De surcroît, il me semble que les garanties pour notre démocratie représentative, mises (très soigneusement) en place, historiquement, par le Code électoral s’amenuisent progressivement. Enfin, comment la « confiance » dans le vote informatisé pourrait-elle s’instaurer lorsque l’on sait de façon de plus en plus formelle que tous les systèmes électroniques peuvent être altérés par l’intervention de divers éléments impondérables et imprévisibles. De nombreuses études sur la sécurité informatique, en France, aux Etats-Unis, en Hollande montrent bien le côté aléatoire du système, et ceci sans même parler des « imprécisions » relevées par le Collège des Experts inhérentes à la procédure mise en place en Belgique. J’ajouterai que tout perfectionnement des techniques informatiques ne saurait rendre le scrutin moins opaque pour le citoyen, puisque c’est le principe même de l’intermédiaire entre l’électeur et son vote qui est en cause, et que ceci renforce le fossé qui se creuse de plus en plus entre le citoyen et la politique : beaucoup de gens sont maintenant conscients de cet écart préjudiciable à tous.

Je me trouve donc à nouveau devant une contradiction fondamentale : le désir - et le devoir - de voter et de participer ainsi de façon active et responsable à la vie politique, et l’obligation de transmettre mon vote par le truchement d’un outil technique, incontrolable dont je ne sais rien de la fiabilité, opaque et, partant, non démocratique.
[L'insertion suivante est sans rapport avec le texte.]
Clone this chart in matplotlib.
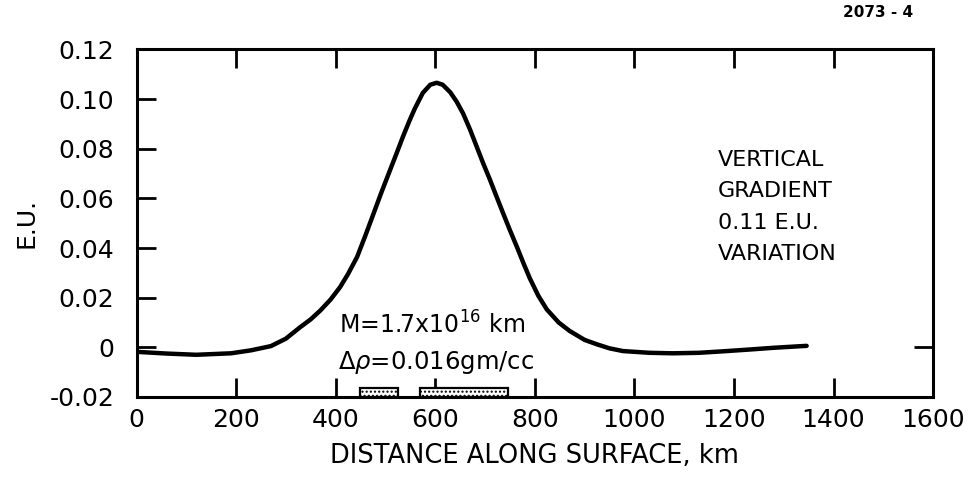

Entre autres moyens de protester contre cet état de fait, je vois celui de m’abstenir de voter, quoiqu’il m’en coûte moralement et civiquement, et je me rendrai donc à mon bureau de vote, le jour des élections, avec une copie de la lettre que je me permets de vous faire parvenir, et demanderai au Président de bien vouloir l’annexer au procès-verbal des opérations électorales dont il a la charge, mais je ne voterai pas.

Je vous prie de croire, Madame, à l’expression de mes sentiments respectueux.